* _The exercise_: The entire listing is to be repeated verbatim.

______

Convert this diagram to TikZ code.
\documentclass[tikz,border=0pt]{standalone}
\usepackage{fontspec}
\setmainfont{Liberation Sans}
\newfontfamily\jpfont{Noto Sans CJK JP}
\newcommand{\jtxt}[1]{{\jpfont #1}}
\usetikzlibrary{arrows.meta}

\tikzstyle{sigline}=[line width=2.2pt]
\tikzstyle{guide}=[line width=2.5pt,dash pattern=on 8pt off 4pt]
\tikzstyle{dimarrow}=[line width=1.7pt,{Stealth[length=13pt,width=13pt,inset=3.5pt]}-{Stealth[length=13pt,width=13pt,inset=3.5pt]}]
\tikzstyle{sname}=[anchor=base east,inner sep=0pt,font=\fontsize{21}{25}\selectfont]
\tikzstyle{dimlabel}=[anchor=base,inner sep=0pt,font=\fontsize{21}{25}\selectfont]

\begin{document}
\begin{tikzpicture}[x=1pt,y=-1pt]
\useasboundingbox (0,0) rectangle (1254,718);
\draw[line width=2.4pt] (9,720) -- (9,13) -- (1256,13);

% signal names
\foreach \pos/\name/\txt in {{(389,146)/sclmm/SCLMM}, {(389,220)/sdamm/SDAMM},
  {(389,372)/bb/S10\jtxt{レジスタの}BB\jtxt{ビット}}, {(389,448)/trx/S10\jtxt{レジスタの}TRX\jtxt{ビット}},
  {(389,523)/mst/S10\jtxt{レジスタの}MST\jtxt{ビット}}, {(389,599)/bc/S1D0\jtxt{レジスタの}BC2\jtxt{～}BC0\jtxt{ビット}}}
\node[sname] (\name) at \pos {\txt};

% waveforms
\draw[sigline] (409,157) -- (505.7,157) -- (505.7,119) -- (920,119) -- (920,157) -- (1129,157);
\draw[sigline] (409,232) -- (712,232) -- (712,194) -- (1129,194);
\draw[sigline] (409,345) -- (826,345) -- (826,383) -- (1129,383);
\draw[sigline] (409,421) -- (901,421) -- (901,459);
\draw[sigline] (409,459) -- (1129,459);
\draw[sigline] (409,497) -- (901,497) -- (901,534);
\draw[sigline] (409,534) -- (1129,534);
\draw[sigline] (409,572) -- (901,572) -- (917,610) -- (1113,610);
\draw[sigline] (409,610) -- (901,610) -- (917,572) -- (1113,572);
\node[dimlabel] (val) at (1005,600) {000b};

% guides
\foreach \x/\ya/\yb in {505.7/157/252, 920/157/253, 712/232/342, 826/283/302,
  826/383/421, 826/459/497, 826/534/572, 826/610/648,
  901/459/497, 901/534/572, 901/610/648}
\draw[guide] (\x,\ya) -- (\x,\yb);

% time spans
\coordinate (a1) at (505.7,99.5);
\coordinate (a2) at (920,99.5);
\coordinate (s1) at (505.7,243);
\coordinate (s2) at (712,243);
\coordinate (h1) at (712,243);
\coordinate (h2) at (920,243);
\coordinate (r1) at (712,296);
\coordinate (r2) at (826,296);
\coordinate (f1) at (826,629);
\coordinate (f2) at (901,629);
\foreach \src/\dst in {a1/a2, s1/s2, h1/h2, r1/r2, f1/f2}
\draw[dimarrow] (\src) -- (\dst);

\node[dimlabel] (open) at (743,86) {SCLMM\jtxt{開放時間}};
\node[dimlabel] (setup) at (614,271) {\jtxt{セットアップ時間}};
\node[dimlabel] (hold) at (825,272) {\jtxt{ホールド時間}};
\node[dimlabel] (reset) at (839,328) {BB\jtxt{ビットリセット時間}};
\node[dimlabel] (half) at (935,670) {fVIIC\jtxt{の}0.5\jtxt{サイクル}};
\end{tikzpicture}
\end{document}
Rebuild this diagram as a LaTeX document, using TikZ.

______

* _Exercise result_:
Convert this diagram to TikZ code.
\documentclass[tikz,border=0pt]{standalone}
\usepackage{fontspec}
\setmainfont{Liberation Sans}
\newfontfamily\jpfont{Noto Sans CJK JP}
\newcommand{\jtxt}[1]{{\jpfont #1}}
\usetikzlibrary{arrows.meta}

\tikzstyle{sigline}=[line width=2.2pt]
\tikzstyle{guide}=[line width=2.5pt,dash pattern=on 8pt off 4pt]
\tikzstyle{dimarrow}=[line width=1.7pt,{Stealth[length=13pt,width=13pt,inset=3.5pt]}-{Stealth[length=13pt,width=13pt,inset=3.5pt]}]
\tikzstyle{sname}=[anchor=base east,inner sep=0pt,font=\fontsize{21}{25}\selectfont]
\tikzstyle{dimlabel}=[anchor=base,inner sep=0pt,font=\fontsize{21}{25}\selectfont]

\begin{document}
\begin{tikzpicture}[x=1pt,y=-1pt]
\useasboundingbox (0,0) rectangle (1254,718);
\draw[line width=2.4pt] (9,720) -- (9,13) -- (1256,13);

% signal names
\foreach \pos/\name/\txt in {{(389,146)/sclmm/SCLMM}, {(389,220)/sdamm/SDAMM},
  {(389,372)/bb/S10\jtxt{レジスタの}BB\jtxt{ビット}}, {(389,448)/trx/S10\jtxt{レジスタの}TRX\jtxt{ビット}},
  {(389,523)/mst/S10\jtxt{レジスタの}MST\jtxt{ビット}}, {(389,599)/bc/S1D0\jtxt{レジスタの}BC2\jtxt{～}BC0\jtxt{ビット}}}
\node[sname] (\name) at \pos {\txt};

% waveforms
\draw[sigline] (409,157) -- (505.7,157) -- (505.7,119) -- (920,119) -- (920,157) -- (1129,157);
\draw[sigline] (409,232) -- (712,232) -- (712,194) -- (1129,194);
\draw[sigline] (409,345) -- (826,345) -- (826,383) -- (1129,383);
\draw[sigline] (409,421) -- (901,421) -- (901,459);
\draw[sigline] (409,459) -- (1129,459);
\draw[sigline] (409,497) -- (901,497) -- (901,534);
\draw[sigline] (409,534) -- (1129,534);
\draw[sigline] (409,572) -- (901,572) -- (917,610) -- (1113,610);
\draw[sigline] (409,610) -- (901,610) -- (917,572) -- (1113,572);
\node[dimlabel] (val) at (1005,600) {000b};

% guides
\foreach \x/\ya/\yb in {505.7/157/252, 920/157/253, 712/232/342, 826/283/302,
  826/383/421, 826/459/497, 826/534/572, 826/610/648,
  901/459/497, 901/534/572, 901/610/648}
\draw[guide] (\x,\ya) -- (\x,\yb);

% time spans
\coordinate (a1) at (505.7,99.5);
\coordinate (a2) at (920,99.5);
\coordinate (s1) at (505.7,243);
\coordinate (s2) at (712,243);
\coordinate (h1) at (712,243);
\coordinate (h2) at (920,243);
\coordinate (r1) at (712,296);
\coordinate (r2) at (826,296);
\coordinate (f1) at (826,629);
\coordinate (f2) at (901,629);
\foreach \src/\dst in {a1/a2, s1/s2, h1/h2, r1/r2, f1/f2}
\draw[dimarrow] (\src) -- (\dst);

\node[dimlabel] (open) at (743,86) {SCLMM\jtxt{開放時間}};
\node[dimlabel] (setup) at (614,271) {\jtxt{セットアップ時間}};
\node[dimlabel] (hold) at (825,272) {\jtxt{ホールド時間}};
\node[dimlabel] (reset) at (839,328) {BB\jtxt{ビットリセット時間}};
\node[dimlabel] (half) at (935,670) {fVIIC\jtxt{の}0.5\jtxt{サイクル}};
\end{tikzpicture}
\end{document}
Rebuild this diagram as a LaTeX document, using TikZ.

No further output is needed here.